Over the next decade, millions of Americans of all ages, trades and visual acuities would heed the pedaler’s cry. They would not only live, but would learn to stay majestically, propulsively upright, too. They would start cycling clubs, collect cycling paraphernalia, compose cycling songs, silk-screen cycling art, overhaul female fashion and rewrite the rules of social conduct.[…]
Bicycles also gave birth to our national highway system, as cyclists outside major cities grew weary of rutted mud paths and began lobbying for the construction of paved roads. The car connection goes further still: Many of the bicycle repair shops that sprang up to service the wheeling masses were later converted to automobile filling stations, and a number of pioneers in the auto industry, including Henry Ford and Charles Duryea, started out as bicycle mechanics. So, too, did the Wright brothers. […]
Bicycles allowed young men and women to tool around the countryside unsupervised, and relationships between the sexes grew more casual and spontaneous. With a bicycle at her disposal, a young woman could also venture forth in search of work.

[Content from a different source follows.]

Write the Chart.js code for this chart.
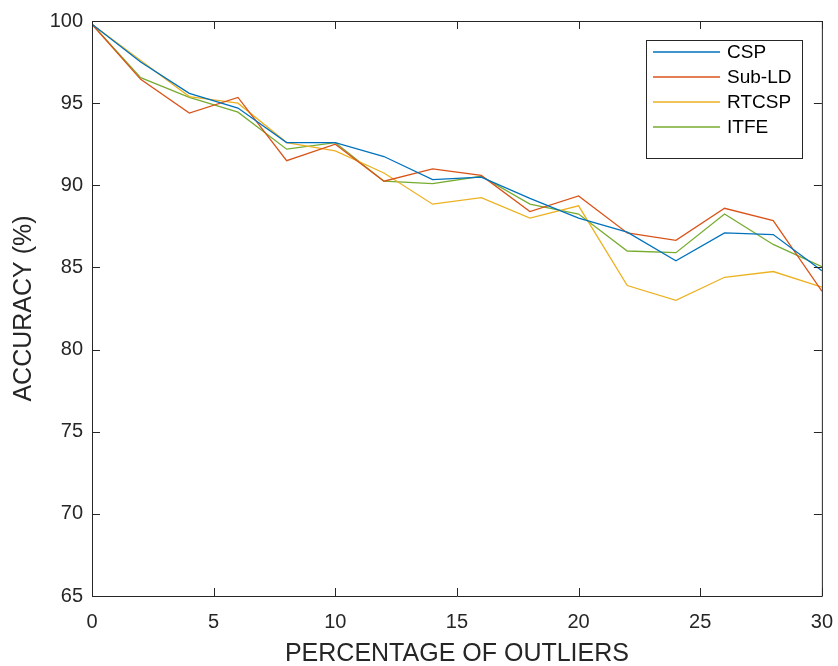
<!DOCTYPE html>
<html>
<head>
<meta charset="utf-8">
<script src="https://cdn.jsdelivr.net/npm/chart.js@4.4.0/dist/chart.umd.min.js"></script>
<style>
  html, body { margin: 0; padding: 0; background: #fff; }
  #wrap { width: 838px; height: 666px; }
</style>
</head>
<body>
<div id="wrap"><canvas id="chart" width="838" height="666"></canvas></div>
<script>
// Percentage of outliers (x) and accuracy values per method
const outlierPct = [0, 2, 4, 6, 8, 10, 12, 14, 16, 18, 20, 22, 24, 26, 28, 30];
const cspAcc   = [99.8, 97.5, 95.6, 94.7, 92.6, 92.6, 91.75, 90.35, 90.5, 89.2, 88.0, 87.15, 85.4, 87.1, 87.0, 84.8];
const subldAcc = [99.8, 96.45, 94.4, 95.35, 91.5, 92.5, 90.25, 91.0, 90.6, 88.4, 89.35, 87.1, 86.65, 88.6, 87.85, 83.55];
const rtcspAcc = [99.8, 97.6, 95.4, 95.0, 92.6, 92.1, 90.75, 88.85, 89.25, 88.0, 88.75, 83.9, 83.0, 84.4, 84.75, 83.8];
const itfeAcc  = [99.8, 96.55, 95.35, 94.45, 92.2, 92.6, 90.25, 90.1, 90.55, 88.85, 88.25, 86.0, 85.9, 88.25, 86.4, 85.05];

const seriesNames = ['CSP', 'Sub-LD', 'RTCSP', 'ITFE'];
const seriesColors = ['#0072BD', '#D95319', '#EDB120', '#77AC30'];
const seriesValues = [cspAcc, subldAcc, rtcspAcc, itfeAcc];

const axisColor = '#262626';
const fontFamily = "'Liberation Sans', Arial, Helvetica, sans-serif";

const toPoints = vals => vals.map((v, i) => ({ x: outlierPct[i], y: v }));

// box around the axes with inward ticks on all four sides (MATLAB style)
const boxPlugin = {
    id: 'boxTicks',
    afterDraw(chart) {
        const { ctx, chartArea: a, scales } = chart;
        const len = 8;
        ctx.save();
        ctx.strokeStyle = axisColor;
        ctx.lineWidth = 1;
        ctx.beginPath();
        ctx.rect(a.left + 0.5, a.top + 0.5, a.right - a.left, a.bottom - a.top);
        scales.x.ticks.forEach(t => {
            const px = Math.round(scales.x.getPixelForValue(t.value)) + 0.5;
            ctx.moveTo(px, a.bottom); ctx.lineTo(px, a.bottom - len);
            ctx.moveTo(px, a.top); ctx.lineTo(px, a.top + len);
        });
        scales.y.ticks.forEach(t => {
            const py = Math.round(scales.y.getPixelForValue(t.value)) + 0.5;
            ctx.moveTo(a.left, py); ctx.lineTo(a.left + len, py);
            ctx.moveTo(a.right, py); ctx.lineTo(a.right - len, py);
        });
        ctx.stroke();
        ctx.restore();
    }
};

// legend box in the upper right corner
const legendPlugin = {
    id: 'boxLegend',
    afterDraw(chart) {
        const { ctx } = chart;
        const x0 = 646, y0 = 40, w = 156, h = 118;
        const rowH = 25;
        ctx.save();
        ctx.fillStyle = '#fff';
        ctx.fillRect(x0, y0, w, h);
        ctx.strokeStyle = axisColor;
        ctx.lineWidth = 1;
        ctx.strokeRect(x0 + 0.5, y0 + 0.5, w, h);
        ctx.font = '19px ' + fontFamily;
        ctx.textBaseline = 'middle';
        ctx.textAlign = 'left';
        chart.data.datasets.forEach((ds, i) => {
            const y = y0 + 12 + i * rowH;
            ctx.strokeStyle = ds.borderColor;
            ctx.lineWidth = 1.3;
            ctx.beginPath();
            ctx.moveTo(x0 + 7, y);
            ctx.lineTo(x0 + 74, y);
            ctx.stroke();
            ctx.fillStyle = '#000';
            ctx.fillText(ds.label, x0 + 81, y + 1);
        });
        ctx.restore();
    }
};

new Chart(document.getElementById('chart'), {
    type: 'line',
    data: {
        datasets: seriesNames.map((name, i) => ({
            label: name,
            data: toPoints(seriesValues[i]),
            borderColor: seriesColors[i],
            backgroundColor: seriesColors[i],
            borderWidth: 1.3,
            pointRadius: 0,
            tension: 0,
            fill: false
        }))
    },
    options: {
        responsive: false,
        animation: false,
        devicePixelRatio: 1,
        layout: { padding: { top: 18, right: 15, left: 0, bottom: 0 } },
        plugins: {
            legend: { display: false },
            tooltip: { enabled: false }
        },
        scales: {
            x: {
                type: 'linear',
                min: 0,
                max: 30,
                afterFit: s => { s.height = 70; },
                border: { display: false },
                // invisible ticks just to push the labels down
                grid: { display: true, drawOnChartArea: false, drawTicks: true, tickLength: 9, color: 'rgba(0,0,0,0)' },
                ticks: {
                    stepSize: 5,
                    padding: 5,
                    color: axisColor,
                    font: { family: fontFamily, size: 20 },
                    maxRotation: 0
                },
                title: {
                    display: true,
                    text: 'PERCENTAGE OF OUTLIERS',
                    color: axisColor,
                    font: { family: fontFamily, size: 25, lineHeight: 1 },
                    padding: { top: 0, bottom: -1 }
                }
            },
            y: {
                min: 65,
                max: 100,
                afterFit: s => { s.width = 92; },
                border: { display: false },
                grid: { display: false, drawTicks: false },
                ticks: {
                    stepSize: 5,
                    padding: 9,
                    color: axisColor,
                    font: { family: fontFamily, size: 20 }
                },
                title: {
                    display: true,
                    text: 'ACCURACY (%)',
                    color: axisColor,
                    font: { family: fontFamily, size: 25, lineHeight: 1 },
                    padding: { top: 12, bottom: 0 }
                }
            }
        }
    },
    plugins: [boxPlugin, legendPlugin]
});
</script>
</body>
</html>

Small wonder that Susan B. Anthony said of cycling, “I think it has done more to emancipate women than any one thing in the world.”
Bicycles were a feminists’ best friend? Hells yeah.
As cycling’s popularity exploded, a new breed of woman was making her mark in the 1890s. “The New Woman” was the term used to describe the modern woman who broke with convention by working outside the home, or eschewed the traditional role of wife and mother, or became politically active in the woman’s suffrage movement or other social issues. The New Woman saw herself as the equal of men and the bicycle helped her assert herself as such.
As women learned to ride bicycles they not only gained physical mobility that broadened their horizons beyond the neighborhoods in which they lived, they discovered a new-found sense of freedom of movement, a freedom previously circumscribed by the cumbersome fashions of the Victorian era as well as by Victorian sensibilities. The restrictive clothing of the era — corsets, long, heavy, multi-layered skirts worn over petticoats or hoop, and long sleeved shirts with high collars — inhibited freedom of movement and seemed to symbolize the constricted lives women of the 1890s were expected to lead. Such clothing was inimical to even modest forms of exercise or exertion. Cycling required a more practical, rational form of dress, and large billowing skirts and corsets started to give way to bloomers — baggy trousers, sometimes called a divided skirt, cinched at the knee. Although bloomers first appeared decades earlier, and a major social battle was waged over their propriety, the cycling craze practically mandated changes in women’s attire for any woman who wanted to ride.
But, dress reform was not a simple matter of practical adaptation; it invoked and challenged popular perceptions of femininity and became a hotly contested moral issue. Eventually, the battle over dress reform, largely fought on the battlefield of cycling attire, and the popularity of cycling among women, forever altered public perceptions of female athleticism and proper female behavior. The prim and proper gentility expected of women yielded to acceptance that women, too, could exert themselves on the bicycle sensibly dressed for the activity and not only retain, but even enhance, their femininity. Once hidden under yards of fabric, women cyclists shed their old skins and emerged, quite literally, as “new women.”